26 Mart 2012 Pazartesi

MEDİNE DİLENCİSİ


Nesrin'le Kahve Dünyasında oturuyoruz. Burnumuzun dibine dergi uzatıldı. "Abla kardeşimi okutuyorum. Yardım edin Lütfen!" Öğlece kalakaldık, ne diyeceğimizi şaşırdık.
Bir kaç gün önce saçı röfleli 13-14 yaşında bir kız çocuğu elindeki tükenmez kalmeleri burnumuza uzatmıştı aynı bahane ile. 
Arkadaşlarımla yaptığımız iki günlük kaçamak sırasında otobüsteki iki genç birbirlerine "Medine Dilencisi" diyorlardı.  Tatil dönüşü yardımcım Medine Koştura koştura iş yaparken muhabbet ediyoruz ki şöyle söyledi. "Bu yıl Belediye  bana kömür yardımı yapmadı. Oysa kirada oturuyorum,  komşularımdan daha zengin değilim, onlar gibi Medine dilenciliği mi yapmam gerekiyor?"
Medine Dilencisi yazınca  sözlüklerden birinde "Üzgünüz veri tabanımızda yaptığımız arama sonucu böyle bir kelimeye rastlayamadık" diyerek üzgün bir surat resmi koymuşlar. Başka bir sözlükte; Üstü başı dökülen perişan kişi olarak anlatılıyor. "İyi de bu kişiler sadece Medine'de mi var?" diye düşünürken Google'da Almancasının Lumpig olduğunu gördüm. Demek Almanlar da Medine Dilencisini biliyorlar. Sanırım bu Hint fakiri gibi bir şey.

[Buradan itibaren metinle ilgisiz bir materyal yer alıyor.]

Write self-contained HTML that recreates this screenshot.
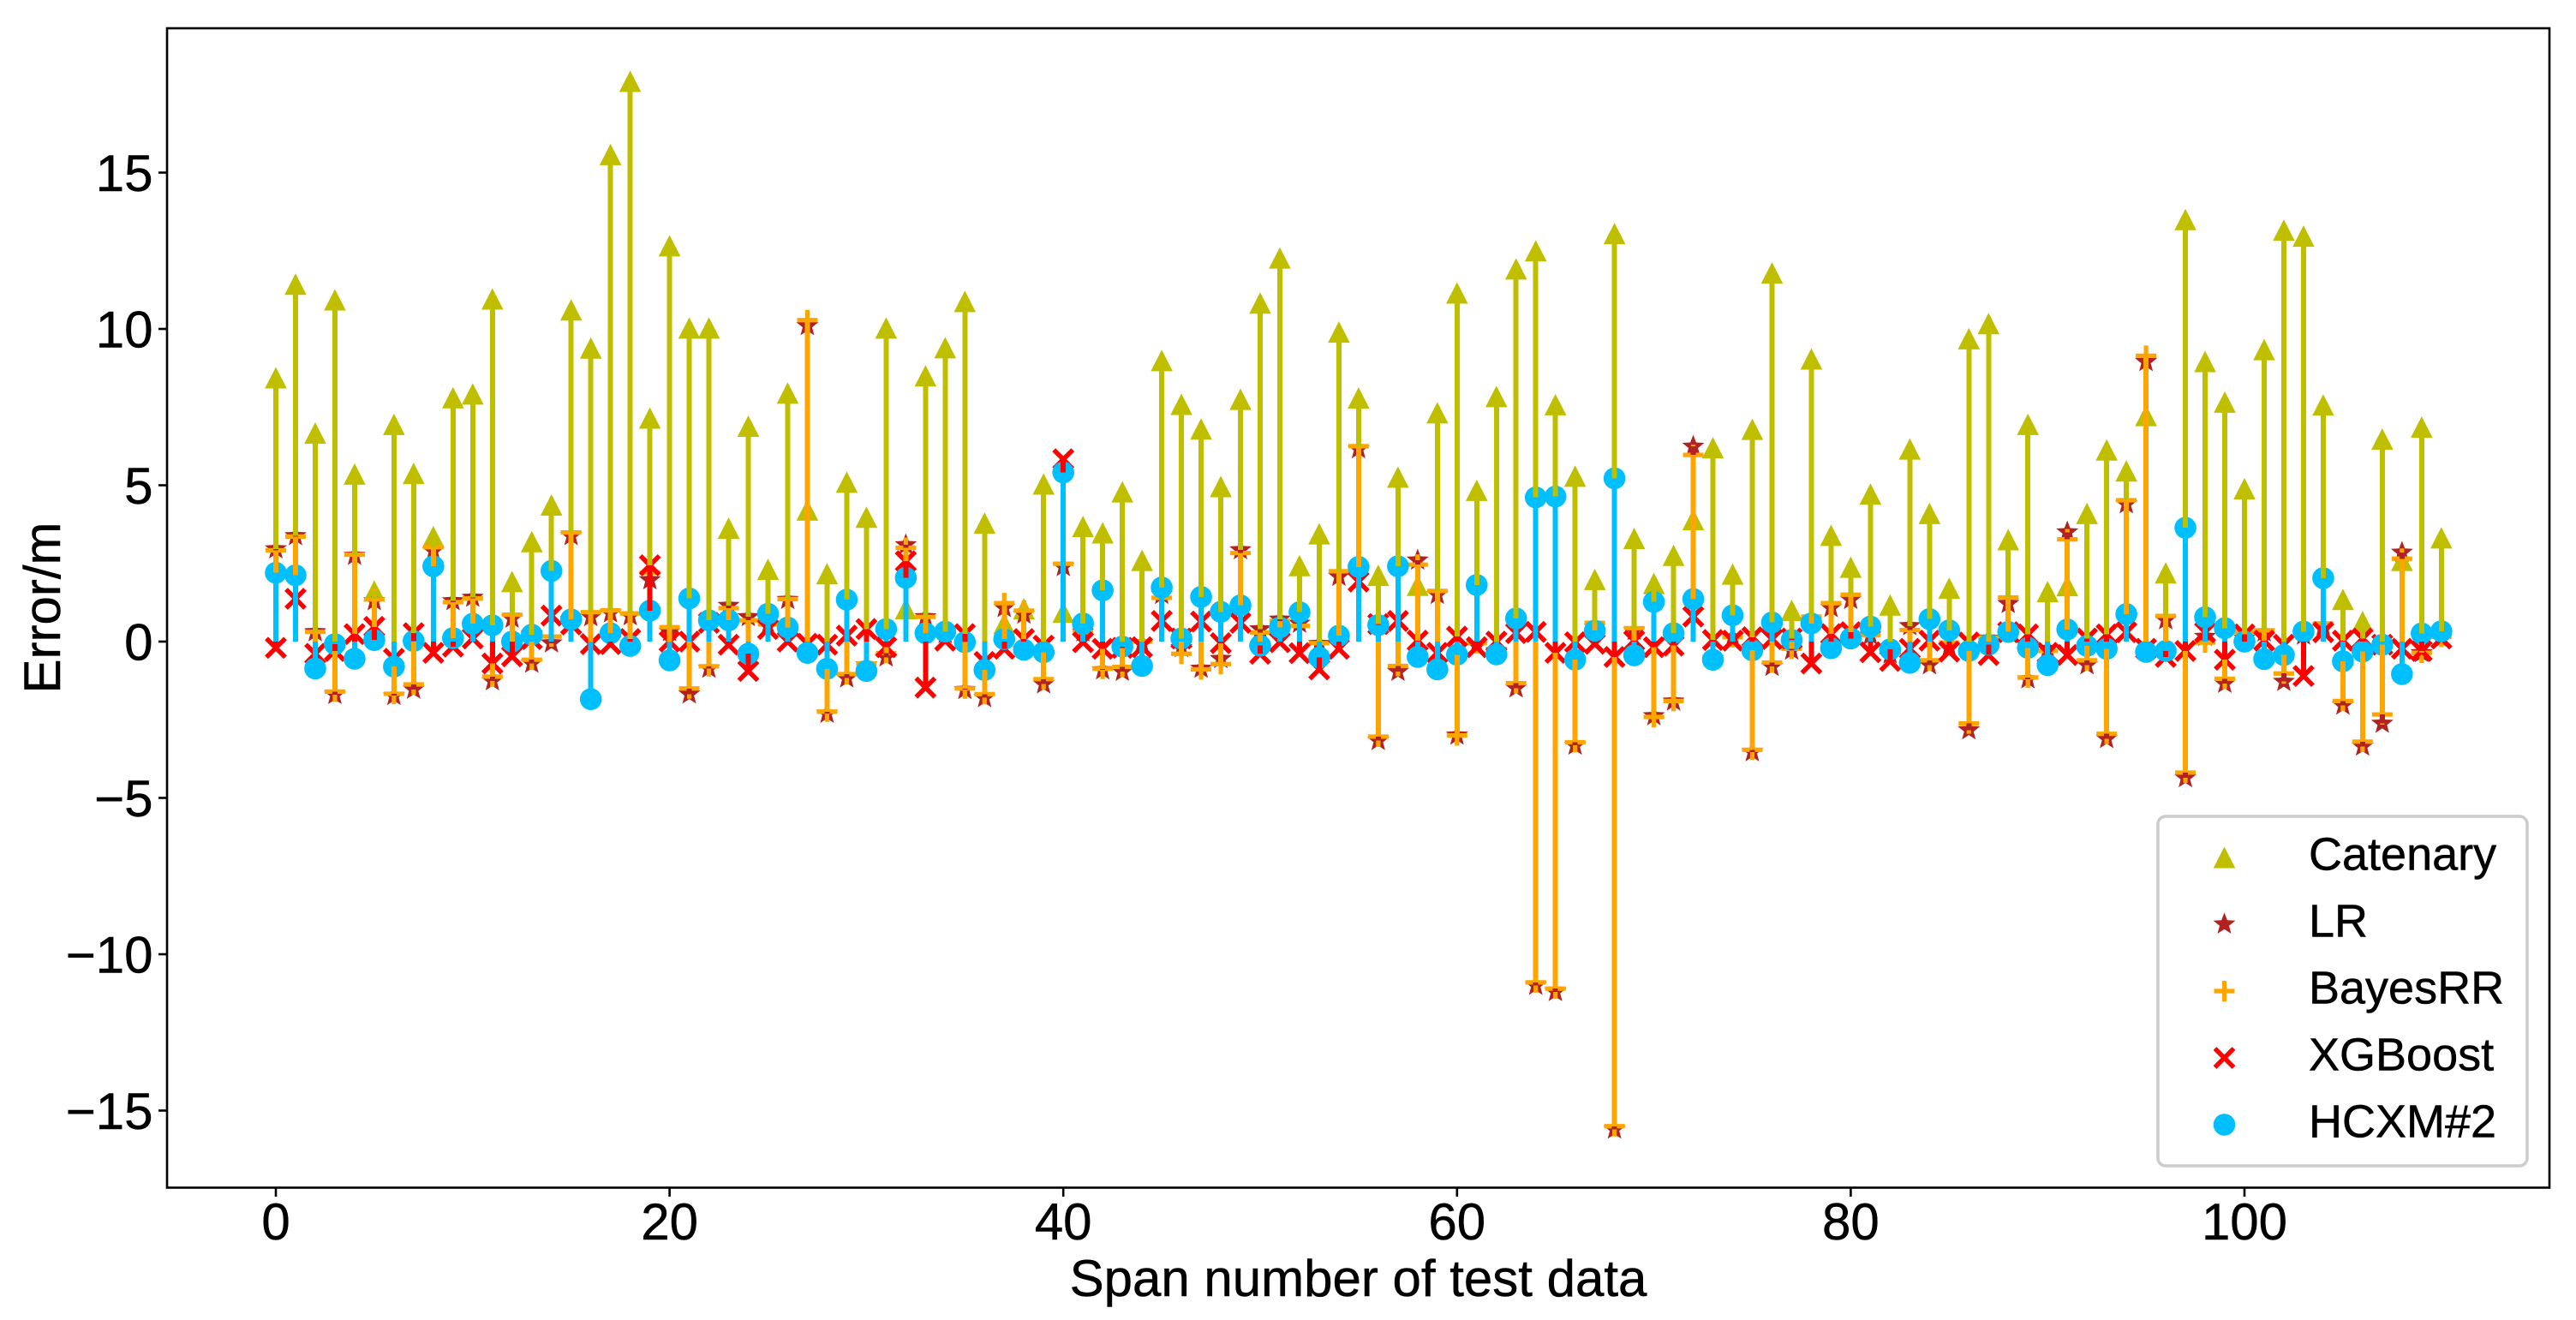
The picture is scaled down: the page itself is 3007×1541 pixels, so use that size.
<!DOCTYPE html>
<html lang="en">
<head>
<meta charset="utf-8">
<title>Error by span number of test data</title>
<style>
html,body{margin:0;padding:0;background:#fff;}
svg{display:block;}
text{font-family:"Liberation Sans",Arial,sans-serif;fill:#000;stroke:#000;stroke-width:0.5px;}
</style>
</head>
<body>
<svg id="chart" xmlns="http://www.w3.org/2000/svg" width="3007" height="1541" viewBox="0 0 3007 1541">
  <rect x="0" y="0" width="3007" height="1541" fill="#fff"/>
  <g id="markers"></g>
  <g id="stems" shape-rendering="crispEdges"></g>
  <rect x="195" y="33" width="2781" height="1353.5" fill="none" stroke="#000" stroke-width="2.6"/>
  <g id="x-axis"></g>
  <g id="y-axis"></g>
  <text x="1585.5" y="1513" font-size="60" text-anchor="middle">Span number of test data</text>
  <text transform="translate(70,709.5) rotate(-90)" font-size="60" text-anchor="middle">Error/m</text>
  <g id="legend">
    <rect x="2519" y="953" width="431" height="408" rx="9" ry="9" fill="#fff" fill-opacity="0.8" stroke="#ccc" stroke-width="3.5"/>
  </g>
</svg>
<script>
const xTicks = [0, 20, 40, 60, 80, 100];
const yTicks = [-15, -10, -5, 0, 5, 10, 15];
const seriesNames = ["Catenary", "LR", "BayesRR", "XGBoost", "HCXM#2"];
const catenary = [
  8.44,11.43,6.67,10.93,5.36,1.62,6.95,5.38,3.36,7.8,
  7.92,10.96,1.92,3.2,4.37,10.61,9.39,15.58,17.92,7.15,
  12.66,10.03,10.03,3.63,6.89,2.31,7.95,4.21,2.17,5.1,
  3.98,10.03,1.05,8.5,9.4,10.88,3.79,0.58,1.05,5.04,
  0.94,3.68,3.48,4.79,2.6,8.99,7.59,6.8,4.96,7.75,
  10.83,12.27,2.43,3.45,9.9,7.79,2.12,5.26,1.8,7.32,
  11.15,4.84,7.84,11.92,12.5,7.58,5.29,1.99,13.05,3.3,
  1.86,2.76,3.9,6.2,2.16,6.79,11.79,1.0,9.04,3.4,
  2.38,4.72,1.17,6.16,4.1,1.71,9.69,10.17,3.26,6.95,
  1.6,1.79,4.1,6.13,5.46,7.23,2.2,13.5,8.96,7.66,
  4.89,9.34,13.16,12.97,7.57,1.35,0.64,6.48,2.6,6.86,
  3.32
];
const lr = [
  2.96,3.38,0.31,-1.7,2.75,1.3,-1.73,-1.53,2.9,1.3,
  1.41,-1.26,0.74,-0.7,-0.05,3.38,0.79,0.91,0.82,1.97,
  0.31,-1.68,-0.86,1.15,0.79,0.5,1.34,10.1,-2.3,-1.17,
  -0.75,-0.5,3.09,0.79,0.25,-1.54,-1.8,1.08,0.87,-1.36,
  2.39,0.3,-0.91,-0.96,-0.05,1.5,-0.2,-0.86,-0.55,2.93,
  0.4,0.71,0.58,-0.07,2.08,6.16,-3.17,-0.96,2.6,1.5,
  -3.0,-0.13,-0.3,-1.49,-11.0,-11.2,-3.32,0.45,-15.6,0.35,
  -2.38,-1.91,6.24,-0.55,0.14,-3.53,-0.8,-0.28,0.65,1.08,
  1.34,0.2,-0.4,0.5,-0.75,-0.16,-2.83,0.1,1.21,-1.2,
  -0.23,3.5,-0.75,-3.11,4.4,8.95,0.69,-4.36,0.16,-1.34,
  0.1,0.3,-1.28,0.2,0.5,-2.04,-3.35,-2.62,2.85,-0.36,
  0.1
];
const bayesRR = [
  2.92,3.36,0.31,-1.6,2.78,1.35,-1.67,-1.37,3.02,1.26,
  1.38,-1.12,0.86,-0.58,0.16,3.49,0.94,1.0,0.9,2.2,
  0.46,-1.5,-0.79,1.07,0.68,0.55,1.36,10.28,-2.24,-1.04,
  -0.7,-0.37,3.0,0.79,0.3,-1.5,-1.68,1.23,0.99,-1.2,
  2.49,0.3,-0.87,-0.81,0.0,1.4,-0.39,-0.89,-0.72,2.83,
  0.29,0.66,0.5,-0.05,2.25,6.25,-3.04,-0.78,2.46,1.62,
  -3.0,-0.05,-0.3,-1.33,-10.9,-11.1,-3.22,0.6,-15.5,0.43,
  -2.41,-1.9,5.97,-0.5,0.14,-3.46,-0.67,-0.23,0.8,1.23,
  1.5,0.2,-0.33,0.37,-0.6,-0.03,-2.62,0.13,1.41,-1.15,
  -0.3,3.27,-0.6,-2.95,4.52,9.14,0.82,-4.19,-0.03,-1.19,
  0.3,0.36,-1.02,0.3,0.58,-1.9,-3.2,-2.33,2.65,-0.36,
  0.15
];
const xgboost = [
  -0.2,1.37,-0.39,-0.3,0.24,0.47,-0.55,0.27,-0.36,-0.16,
  0.1,-0.7,-0.47,0.08,0.83,0.55,-0.08,-0.08,0.08,2.44,
  0.0,0.0,0.6,-0.1,-0.94,0.4,0.0,-0.07,-0.1,0.19,
  0.4,-0.18,2.57,-1.47,0.03,0.24,-0.65,-0.23,0.08,-0.13,
  5.83,-0.02,-0.23,-0.2,-0.18,0.66,0.1,0.64,-0.05,0.6,
  -0.39,-0.02,-0.37,-0.89,-0.23,1.92,0.56,0.66,0.03,-0.36,
  0.16,-0.18,0.0,0.27,0.31,-0.36,-0.02,-0.07,-0.49,0.03,
  -0.18,-0.13,0.8,0.05,0.03,0.14,0.08,0.1,-0.7,0.24,
  0.3,-0.34,-0.62,-0.23,0.03,-0.32,-0.03,-0.43,0.3,0.23,
  -0.36,-0.43,0.1,0.23,0.3,-0.23,-0.49,-0.3,0.3,-0.58,
  0.23,0.03,-0.1,-1.1,0.3,0.03,0.1,-0.1,-0.23,-0.3,
  0.1
];
const hcxm2 = [
  2.2,2.12,-0.86,-0.08,-0.55,0.05,-0.8,0.02,2.41,0.11,
  0.57,0.52,0.0,0.22,2.26,0.71,-1.84,0.27,-0.14,0.99,
  -0.6,1.38,0.68,0.68,-0.39,0.89,0.45,-0.36,-0.87,1.34,
  -0.94,0.4,2.04,0.27,0.32,-0.02,-0.91,0.08,-0.26,-0.34,
  5.41,0.58,1.64,-0.16,-0.78,1.73,0.1,1.43,0.95,1.16,
  -0.13,0.45,0.94,-0.51,0.19,2.39,0.53,2.41,-0.49,-0.89,
  -0.42,1.81,-0.41,0.74,4.61,4.64,-0.58,0.35,5.22,-0.44,
  1.27,0.27,1.36,-0.58,0.84,-0.28,0.61,0.05,0.58,-0.21,
  0.1,0.48,-0.25,-0.68,0.72,0.36,-0.3,-0.1,0.31,-0.2,
  -0.75,0.39,-0.14,-0.23,0.88,-0.33,-0.3,3.64,0.78,0.43,
  0.0,-0.56,-0.43,0.32,2.03,-0.63,-0.32,-0.1,-1.04,0.26,
  0.33
];

const SVGNS = "http://www.w3.org/2000/svg";
const markerLayer = document.getElementById("markers");
const stemLayer = document.getElementById("stems");
const xAxisLayer = document.getElementById("x-axis");
const yAxisLayer = document.getElementById("y-axis");
const legendLayer = document.getElementById("legend");

function xScale(v) { return 322 + v * 22.98; }
function yScale(v) { return 749 - v * 36.5; }

function make(tag, attrs) {
  const el = document.createElementNS(SVGNS, tag);
  for (const k in attrs) el.setAttribute(k, attrs[k]);
  return el;
}

function drawTriangle(cx, cy, color) {
  return make("polygon", { points: (cx) + "," + (cy - 12.5) + " " + (cx - 12.8) + "," + (cy + 12.5) + " " + (cx + 12.8) + "," + (cy + 12.5), fill: color });
}
function drawStar(cx, cy, color) {
  const pts = [];
  for (let k = 0; k < 10; k++) {
    const r = k % 2 === 0 ? 13.6 : 5.8;
    const a = -Math.PI / 2 + k * Math.PI / 5;
    pts.push((cx + r * Math.cos(a)).toFixed(2) + "," + (cy + r * Math.sin(a)).toFixed(2));
  }
  return make("polygon", { points: pts.join(" "), fill: color });
}
function drawPlus(cx, cy, color) {
  return make("path", { d: "M" + (cx - 12) + " " + cy + "H" + (cx + 12) + "M" + cx + " " + (cy - 12) + "V" + (cy + 12), stroke: color, "stroke-width": 5.2, fill: "none" });
}
function drawCross(cx, cy, color) {
  return make("path", { d: "M" + (cx - 11) + " " + (cy - 11) + "L" + (cx + 11) + " " + (cy + 11) + "M" + (cx - 11) + " " + (cy + 11) + "L" + (cx + 11) + " " + (cy - 11), stroke: color, "stroke-width": 5.4, fill: "none" });
}
function drawCircle(cx, cy, color) {
  return make("circle", { cx: cx, cy: cy, r: 12.8, fill: color });
}

const seriesColors = ["#bfbf00", "#b22222", "#ffa500", "#ff0000", "#00bfff"];
const seriesValues = [catenary, lr, bayesRR, xgboost, hcxm2];
const seriesShapes = [drawTriangle, drawStar, drawPlus, drawCross, drawCircle];

seriesValues.forEach(function (values, s) {
  values.forEach(function (v, i) {
    const mark = seriesShapes[s](xScale(i), yScale(v), seriesColors[s]);
    
    
    markerLayer.appendChild(mark);
  });
});

seriesValues.forEach(function (values, s) {
  values.forEach(function (v, i) {
    const stem = make("line", { x1: xScale(i), x2: xScale(i), y1: yScale(0), y2: yScale(v), stroke: seriesColors[s], "stroke-width": 6 });
    
    
    stemLayer.appendChild(stem);
  });
});

xTicks.forEach(function (t) {
  const tick = make("line", { x1: xScale(t), x2: xScale(t), y1: 1386, y2: 1397, stroke: "#000", "stroke-width": 2.6 });
  
  
  xAxisLayer.appendChild(tick);
  const label = make("text", { x: xScale(t), y: 1447, "font-size": 60, "text-anchor": "middle" });
  label.textContent = String(t);
  
  
  xAxisLayer.appendChild(label);
});

yTicks.forEach(function (t) {
  const tick = make("line", { x1: 185, x2: 195, y1: yScale(t), y2: yScale(t), stroke: "#000", "stroke-width": 2.6 });
  
  
  yAxisLayer.appendChild(tick);
  const label = make("text", { x: 178.5, y: yScale(t) + 21.5, "font-size": 60, "text-anchor": "end" });
  label.textContent = t < 0 ? "\u2212" + Math.abs(t) : String(t);
  
  
  yAxisLayer.appendChild(label);
});

seriesNames.forEach(function (name, s) {
  const rowY = 1001 + s * 78;
  const entry = make("g", {});
  
  
  const glyph = seriesShapes[s](2596.5, rowY, seriesColors[s]);
  
  
  entry.appendChild(glyph);
  const label = make("text", { x: 2695, y: rowY + 14.6, "font-size": 54 });
  label.textContent = name;
  
  
  entry.appendChild(label);
  legendLayer.appendChild(entry);
});
</script>
</body>
</html>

Her konuda bilgisi olan Vikipedi'de dilencilik başlığının altında sadece şunlar yazıyor; "Bu maddenin tarafsızlığı konusunda kuşkular bulunmaktadadır." Kuşkucu yaklaşıma bakarmısınız?
Hatırladığım kadarıyla 2008 yılında İstanbul Büyükşehir belediyesi tarafından dünyada ilk kez  dilencilik sempozyumu düzenlenmişti. Sempozyumun sonunda ne kararlar çıktı bilmiyorum ama dünyada ilk dilencilik yapan robotu tahmin edersiniz ki japonlar yapmış.
New york'ta 17 yıldır dilenen ve dünyanın en zengin dilencisi olarak anlandırılan adamın aktör Irwin Korey olduğu anlaşılmış. 3.5 milyon dolarlık bir evde oturan 97 yaşındaki adam topladığı paraları Küba'daki çocuklara yardım eden bir vakıfa bağışlıyormuş. Eşi öldükten sonra yanlızlık çeken aktör dilencilik yapmanın yalnızlığına çare olduğunu söylüyormuş. Tabi orada bizde olduğu gibi evlendirme programları yok. Buraya gelsin, iki günde yalnızlığına nasıl çare buluyor bizim çöpçatan programlar.

"Yaşlı adam dilencilikten topladığı paralarla Starbucks'ta kahve keyfi yaptı." diye bir haber okursanız bu olayın nerede olduğunu tahmin edersiniz?
İnanamayacaksınız ama bu olay Taksim'de oluyor. Kolu sargılı yaşlı adam topladığı paralarla kahvesini içerken zabıtalar tarafından fark ediliyor. Zabıtalar kırık kolu için hastaneye götürmeye kalkınca sargıyı çözüyor ki elinde hiç bir şey yok. Yaşlı adam dolandırıcı ama bir tarzı var. Mahalle kahvehanesinde değil de Starbucks'da yiyor paralarını.
Yıllardır dilencilikle apartmanlar yaptırdı, Sabah dileniyor, akşam Mercedes'e biniyor gibi haberleri okuyup duruyoruz. 
Temel yolda giderken dilenciye rastlamış.
"Allah rızası için bir sadaka" demiş dilenci.
Temel cebinden bozukluklarını çıkartıp verirken;
"Parayı al ama duanı istemiyorum."
Dilenci bozulmuş;
"Neden istemiyorsun?"
"Senin duan beş para etseydi kendine hayrın olurdu."